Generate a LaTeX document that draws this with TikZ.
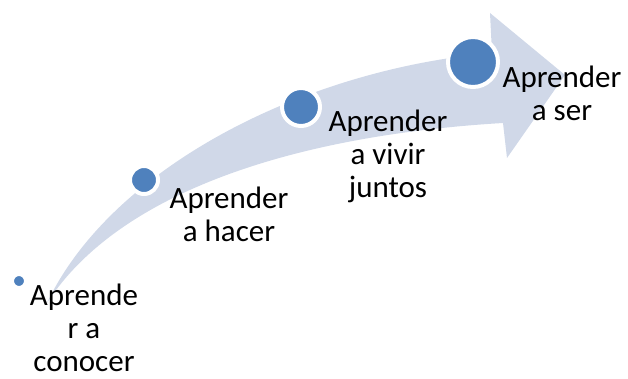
\documentclass[tikz,border=0pt]{standalone}
\usepackage{fontspec}
\setmainfont{Carlito}
\definecolor{arrowgray}{HTML}{D0D8E8}
\definecolor{dotblue}{HTML}{4F81BD}
\tikzset{
  dot/.style={circle, fill=dotblue, draw=white, line width=2pt, inner sep=0pt},
  steptext/.style={align=center, anchor=base, inner sep=0pt,
    font=\fontsize{15.5}{16.5}\selectfont}
}
\begin{document}
\begin{tikzpicture}[x=0.5pt, y=-0.5pt]
  \useasboundingbox (0,0) rectangle (628,379);

  % Draw the arrow
  \fill[arrowgray] (47,303) .. controls (110,170) and (300,70) .. (492,53)
    -- (490,13) -- (565,75) -- (507,158) -- (503,123)
    .. controls (300,135) and (120,190) .. (47,303) -- cycle;

  % Draw the dots on the arrow
  \node[dot, minimum size=7pt] (conocer) at (19,281) {};
  \node[dot, minimum size=14pt] (hacer) at (144,180) {};
  \node[dot, minimum size=19pt] (juntos) at (301,107) {};
  \node[dot, minimum size=25pt] (ser) at (473,62) {};

  % Draw the texts (base is the last line)
  \node[steptext] (conocertext) at (84,372) {Aprende\\r a\\conocer};
  \node[steptext] (hacertext) at (229,242) {Aprender\\a hacer};
  \node[steptext] (juntostext) at (388,198) {Aprender\\a vivir\\juntos};
  \node[steptext] (sertext) at (562,121) {Aprender\\a ser};
\end{tikzpicture}
\end{document}
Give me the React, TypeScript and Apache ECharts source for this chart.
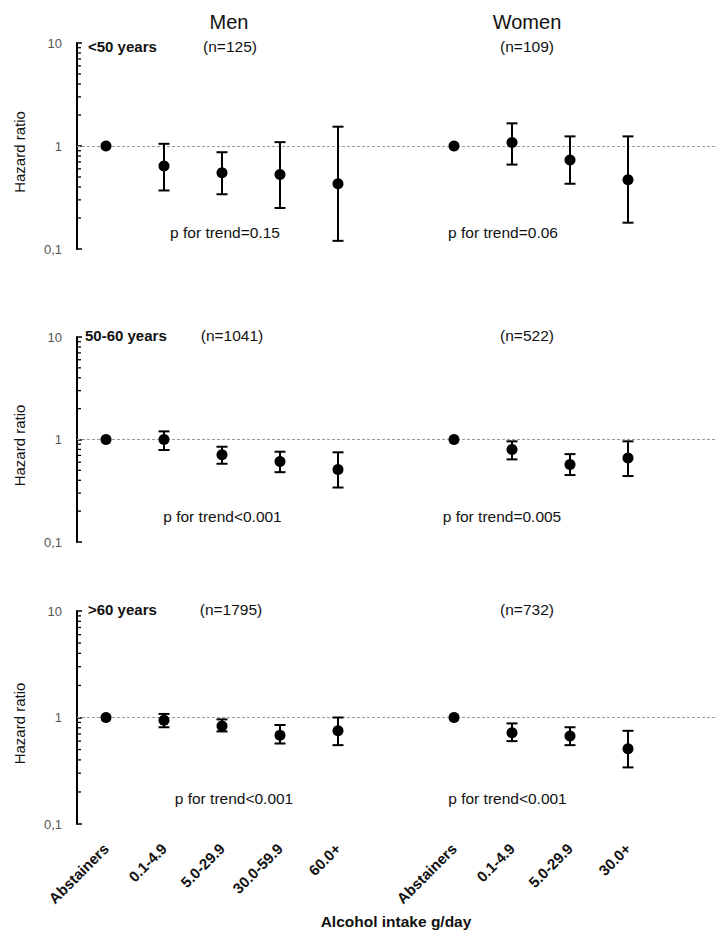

Task description: Give back exactly the lines from the first line of the data through the line with "(47,303) -- cycle;", pictures excluded.

Output for this task:
Generate a LaTeX document that draws this with TikZ.
\documentclass[tikz,border=0pt]{standalone}
\usepackage{fontspec}
\setmainfont{Carlito}
\definecolor{arrowgray}{HTML}{D0D8E8}
\definecolor{dotblue}{HTML}{4F81BD}
\tikzset{
  dot/.style={circle, fill=dotblue, draw=white, line width=2pt, inner sep=0pt},
  steptext/.style={align=center, anchor=base, inner sep=0pt,
    font=\fontsize{15.5}{16.5}\selectfont}
}
\begin{document}
\begin{tikzpicture}[x=0.5pt, y=-0.5pt]
  \useasboundingbox (0,0) rectangle (628,379);

  % Draw the arrow
  \fill[arrowgray] (47,303) .. controls (110,170) and (300,70) .. (492,53)
    -- (490,13) -- (565,75) -- (507,158) -- (503,123)
    .. controls (300,135) and (120,190) .. (47,303) -- cycle;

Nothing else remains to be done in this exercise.